California Court of Appeals, Second District, First Division
Oct 28, 2009
No. B210946 (Cal. Ct. App. Oct. 28, 2009)

Opinion

NOT TO BE PUBLISHED

APPEAL from a judgment of the Superior Court of Los Angeles County No. TA100182, Paul A. Bacigalupo, Judge.

Vanessa Place, under appointment by the Court of Appeal, for Defendant and Appellant.

Edmund G. Brown, Jr., Attorney General, Dane R. Gillette and Pamela C. Hamanaka, Assistant Attorneys General, Susan Sullivan Pithey, Joseph P. Lee and Viet H. Nguyen, Deputy Attorneys General, for Plaintiff and Respondent.


CHANEY, J.

Floyd Dwaine Scott was convicted of four sex offenses and one count of false imprisonment by violence. Allegations concerning 12 prior strikes, a prior prison term, and a prior serious felony were found true, and Scott was sentenced to state prison for a term of 275 years to life. He appeals, claiming he was deprived of his right to confront a witness and contending admission of prior sex offenses pursuant to Evidence Code section 1108 was improper and prejudicial, depriving him of a fair trial and violating his rights of due process and equal protection. We affirm.

FACTS

In 1986, Scott lured Wilma I. to his house by promising to use cocaine with her. Once there, he forced her at knifepoint to undress, tied her up and raped her. He then threatened to kill her unless she telephoned her 13-year-old daughter, S.B., and persuaded her to come to his home. She did so, and when S. got there, Scott forced her at knifepoint to undress, and raped her and Wilma I., in turn, through the night. He pleaded no contest to several criminal charges and was given a 20-year prison sentence. He was paroled in 1998.

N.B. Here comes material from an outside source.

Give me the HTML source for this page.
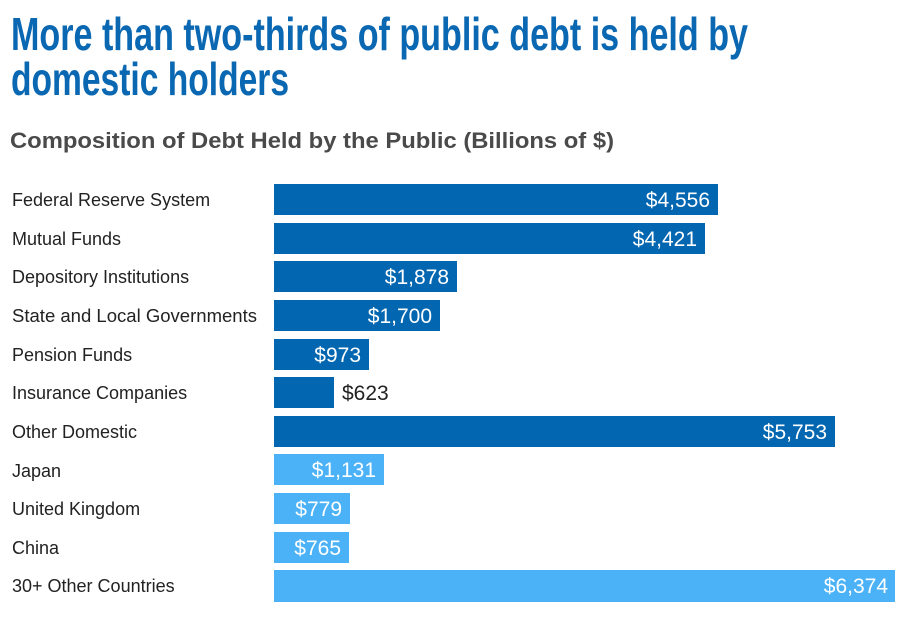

Four months after he was released from prison, Scott lured Virginia V. to his house by promising to pay her $25 for sex. At his house, they drank alcohol, smoked cocaine, and had sexual relations. When Scott left to obtain more drugs, Virginia, fully clothed, dozed off on his bed. When she awoke, she found Scott had removed her clothing, tied her hands together, and taped her legs to the foot of the bed. When she asked what he was doing, Scott said, “You’re fixing to get raped.” Scott taped her mouth and inserted his finger into her vagina three times, then removed the tape from her mouth and forced her to orally copulate him. When she tried to get him to stop, he grabbed her hair and pushed her down. When he was finished, he re-taped her mouth, then orally copulated her. He then taped her legs together and left the house. Virginia was ultimately able to call 911.

Scott was charged with two counts of forcible oral copulation, one count of sexual penetration with a foreign object, one count of assault with intent to commit rape, one count of false imprisonment by violence, and one count of assault upon a police officer. There were multiple allegations concerning 12 prior sex strikes, a prior prison term, and a prior serious felony. Scott pleaded not guilty.

Virginia V. testified at the preliminary hearing, where she was subject to cross-examination. The next night, she died of a drug overdose.

At trial, the People presented evidence of the facts summarized above. Scott’s defense was that Virginia V. agreed to have “bondage sex” with him for $25. However, they “never... had any kind of sexual activity” because she was sick and blacked out two or three times. He argued Virginia V. was going through withdrawal during the incident, suffered memory blanks, and did not remember their arrangement.

Over Scott’s objection, a transcript of Virginia’s preliminary hearing testimony was read to the jurors. Wilma I. and S.B. testified in person about the 1986 rapes, also over Scott’s objection. Scott was convicted and sentenced to an aggregate prison term of 225 years to life. After we affirmed his conviction, his federal habeas corpus petition was granted. He was retried.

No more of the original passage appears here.